The guy who was supposed to be an afterthought keeps rising on the team's list of all-time catchers.

The field general
The field general

Defensive statistics are notoriously temperamental, and even more so when used to describe catchers, and even more so when compared across different eras, but let's make a rudimentary comparison anyway. Let's look at Ryan Hanigan, 2012-style, and compare the basic catching stats to an average Johnny Bench season, normalized to an equivalent 879 innings:



League CS%

Non-CS Assists


Double Plays

Passed Balls















Bench is routinely listed as the greatest defensive catcher ever, and he played over 1,700 games there. The comparison is not to plausibly link the two, but to point out that the season we just saw by Hanigan would have fit easily into the Bench career arc, at least with the glove. In fact, by at least one metric (again, remember the quantitative difficulties here), Hanigan just posted the greatest defensive season by a catcher in Reds history.

Since Hanigan has just 18 career home runs, the comparisons with Bench run out of fuel pretty quickly.
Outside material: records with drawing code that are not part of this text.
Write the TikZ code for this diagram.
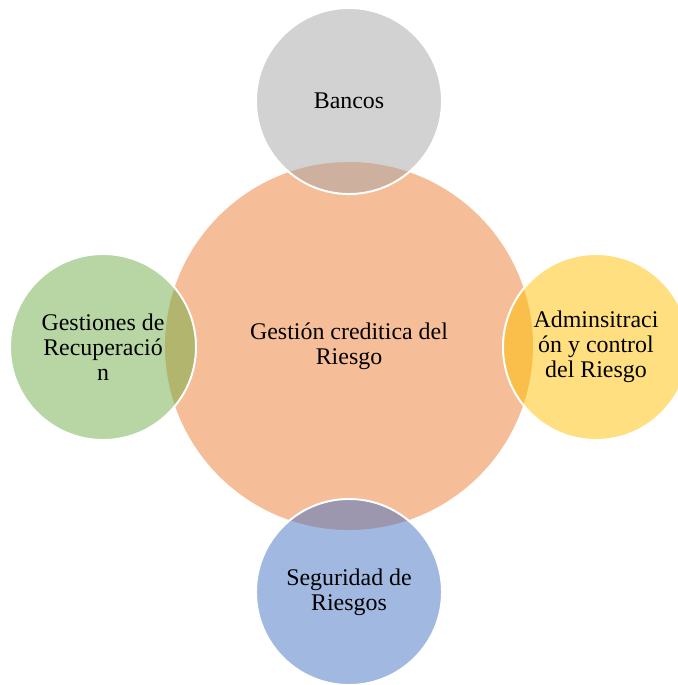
\documentclass[tikz,border=0pt]{standalone}
\usepackage{fontspec}
\setmainfont{Liberation Serif}
\usetikzlibrary{positioning}
\definecolor{orangeC}{HTML}{ED7D31}
\definecolor{grayC}{HTML}{A5A5A5}
\definecolor{greenC}{HTML}{70AD47}
\definecolor{yellowC}{HTML}{FFC000}
\definecolor{blueC}{HTML}{4472C4}

\begin{document}
\begin{tikzpicture}[x=0.025cm, y=-0.025cm,
  venn/.style={circle, draw=white, line width=1.4pt, fill opacity=0.5, text opacity=1,
    inner sep=0pt, align=center, font=\fontsize{17}{17.8}\selectfont},
  hub/.style={venn, minimum size=9.25cm},
  sat/.style={venn, minimum size=4.65cm}]
  \useasboundingbox (0,0) rectangle (678,685);

  % Central circle (orange)
  \node[hub, fill=orangeC] (G) at (349,346) {Gestión creditica del\\Riesgo};

  % Outer circles
  \node[sat, fill=grayC] (B) at (349,101) {Bancos};
  \node[sat, fill=greenC] (R) at (103,347) {Gestiones de\\Recuperació\\n};
  \node[sat, fill=yellowC] (A) at (596,347) {Adminsitraci\\ón y control\\del Riesgo};
  \node[sat, fill=blueC] (S) at (349,592) {Seguridad de\\Riesgos};
\end{tikzpicture}
\end{document}
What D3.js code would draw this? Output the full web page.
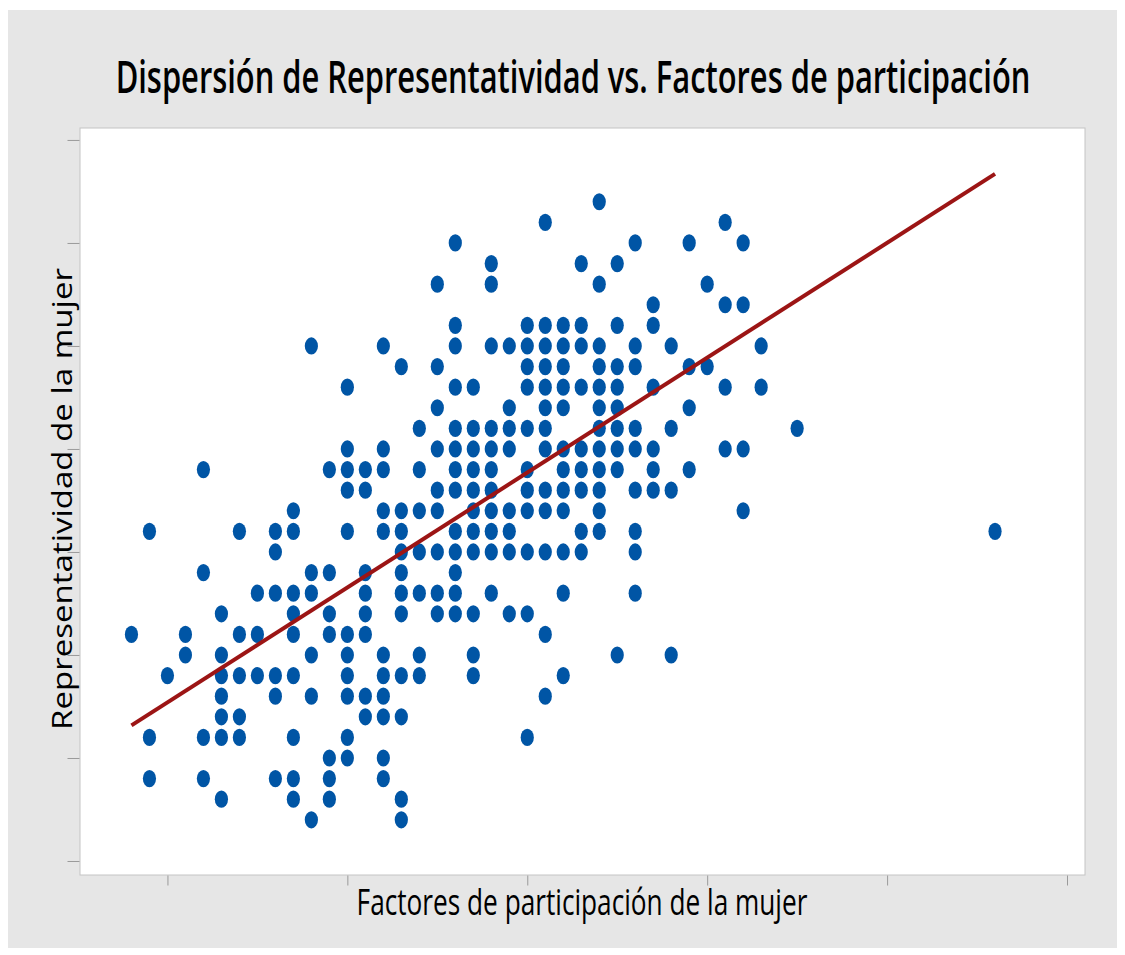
<!DOCTYPE html>
<html>
<head>
<meta charset="UTF-8">
<title>Dispersión</title>
<script src="https://d3js.org/d3.v7.min.js"></script>
<style>
  body { margin: 0; background: #fff; }
  text { font-family: "Open Sans", "Noto Sans", sans-serif; fill: #000; }
</style>
</head>
<body>
<script>
// rows of the scatter: y level and the x values that sit on it
var yLevels = [32, 31, 30, 29, 28, 27, 26, 25, 24, 23, 22, 21, 20, 19, 18, 17,
               16, 15, 14, 13, 12, 11, 10, 9, 8, 7, 6, 5, 4, 3, 2];
var xByLevel = [
  [34],
  [31, 41],
  [26, 36, 39, 42],
  [28, 33, 35],
  [25, 28, 34, 40],
  [37, 41, 42],
  [26, 30, 31, 32, 33, 35, 37],
  [18, 22, 26, 28, 29, 30, 31, 32, 33, 34, 36, 38, 43],
  [23, 25, 30, 31, 32, 34, 35, 36, 39, 40],
  [20, 26, 27, 30, 31, 32, 33, 34, 35, 37, 41, 43],
  [25, 29, 31, 32, 34, 35, 39],
  [24, 26, 27, 28, 29, 30, 31, 34, 35, 36, 38, 45],
  [20, 22, 25, 26, 27, 28, 29, 31, 32, 33, 34, 35, 36, 37, 41, 42],
  [12, 19, 20, 21, 22, 24, 26, 27, 28, 30, 32, 33, 34, 35, 37, 39],
  [20, 21, 25, 26, 27, 28, 30, 31, 32, 33, 34, 36, 37, 38],
  [17, 22, 23, 24, 25, 27, 28, 29, 30, 31, 32, 34, 42],
  [9, 14, 16, 17, 20, 22, 23, 26, 27, 28, 29, 33, 34, 36, 56],
  [16, 23, 24, 25, 26, 27, 28, 29, 30, 31, 32, 33, 36],
  [12, 18, 19, 21, 23, 26],
  [15, 16, 17, 18, 21, 23, 24, 25, 26, 28, 32, 36],
  [13, 17, 19, 21, 23, 25, 26, 27, 29, 30],
  [8, 11, 14, 15, 17, 19, 20, 21, 31],
  [11, 13, 18, 20, 22, 24, 27, 35, 38],
  [10, 13, 14, 15, 16, 17, 20, 22, 23, 24, 27, 32],
  [13, 16, 18, 20, 21, 22, 31],
  [13, 14, 21, 22, 23],
  [9, 12, 13, 14, 17, 20, 30],
  [19, 20, 22],
  [9, 12, 16, 17, 19, 22],
  [13, 17, 19, 23],
  [18, 23]
];
var xTicks = [10, 20, 30, 40, 50, 60];
var yTicks = [0, 5, 10, 15, 20, 25, 30, 35];
// fitted line
var fitIntercept = 2.12;
var fitSlope = 0.5577;

var titleText = "Dispersión de Representatividad vs. Factores de participación";
var xLabelText = "Factores de participación de la mujer";
var yLabelText = "Representatividad de la mujer";

var points = [];
yLevels.forEach(function (yv, i) {
  xByLevel[i].forEach(function (xv) { points.push({x: xv, y: yv}); });
});

var W = 1125, H = 955;
var box = {left: 80, right: 1085, top: 128, bottom: 875};

var svg = d3.select("body").append("svg")
    .attr("width", W).attr("height", H);

// outer grey frame
svg.append("rect")
    .attr("x", 8).attr("y", 10)
    .attr("width", 1109).attr("height", 938)
    .attr("fill", "#e6e6e6");

// plot area
svg.append("rect")
    .attr("x", box.left).attr("y", box.top)
    .attr("width", box.right - box.left).attr("height", box.bottom - box.top)
    .attr("fill", "#fff")
    .attr("stroke", "#c4c4c4");

var x = d3.scaleLinear().domain([5.14, 61]).range([box.left, box.right]);
var y = d3.scaleLinear().domain([-0.68, 35.58]).range([box.bottom, box.top]);

// axes: tick marks only, no labels
var gx = svg.append("g")
    .attr("transform", "translate(0," + (box.bottom + 0.5) + ")")
    .call(d3.axisBottom(x).tickValues(xTicks).tickSize(10).tickFormat(""));
var gy = svg.append("g")
    .attr("transform", "translate(" + (box.left - 0.5) + ",0)")
    .call(d3.axisLeft(y).tickValues(yTicks).tickSize(12).tickFormat(""));
[gx, gy].forEach(function (g) {
  g.select(".domain").remove();
  g.selectAll("line").attr("stroke", "#9a9a9a");
});

// points
svg.append("g").selectAll("ellipse")
    .data(points)
    .join("ellipse")
    .attr("cx", function (d) { return x(d.x); })
    .attr("cy", function (d) { return y(d.y); })
    .attr("rx", 6.6)
    .attr("ry", 8.6)
    .attr("fill", "#0055a5");

// regression line
var xMin = d3.min(points, function (d) { return d.x; });
var xMax = d3.max(points, function (d) { return d.x; });
svg.append("line")
    .attr("x1", x(xMin)).attr("y1", y(fitIntercept + fitSlope * xMin))
    .attr("x2", x(xMax)).attr("y2", y(fitIntercept + fitSlope * xMax))
    .attr("stroke", "#9c1515")
    .attr("stroke-width", 4);

// text fitted to a width, stretched vertically like the source
function fitText(str, size, weight, cx, cy, targetLen, sy, rot) {
  var t = svg.append("text")
      .attr("text-anchor", "middle")
      .style("font-size", size + "px")
      .style("font-weight", weight)
      .text(str);
  var len = t.node().getComputedTextLength();
  var sx = targetLen / len;
  t.attr("transform", "translate(" + cx + "," + cy + ")" +
      (rot ? " rotate(" + rot + ")" : "") +
      " scale(" + sx + "," + sy + ")");
  return t;
}

fitText(titleText, 33, 600, 573, 93, 915, 1.35, 0);
fitText(xLabelText, 27, 500, 582, 915, 451, 1.35, 0);
fitText(yLabelText, 27, 500, 72, 499, 462, 1, -90);
</script>
</body>
</html>
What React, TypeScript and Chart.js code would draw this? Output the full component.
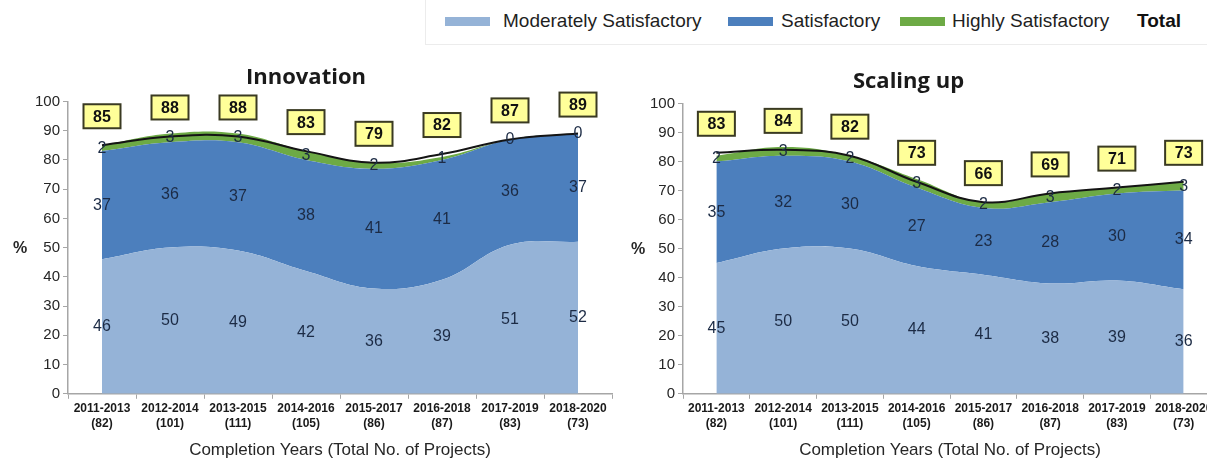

Still, Hanigan has found a way to bring offensive value without the benefit of power by combining extreme patience and contact skills. As evidence, over his career, Ryan has made contact on 90% of the pitches he has swung at, compared to a league average of just 79%. Similarly, his walk rate of 12.1% stands out nicely against the average rate of 8.5%. Indeed, in a typical Reds season, Hanigan's walk rate is second only to Mr. Votto. Comfortably second.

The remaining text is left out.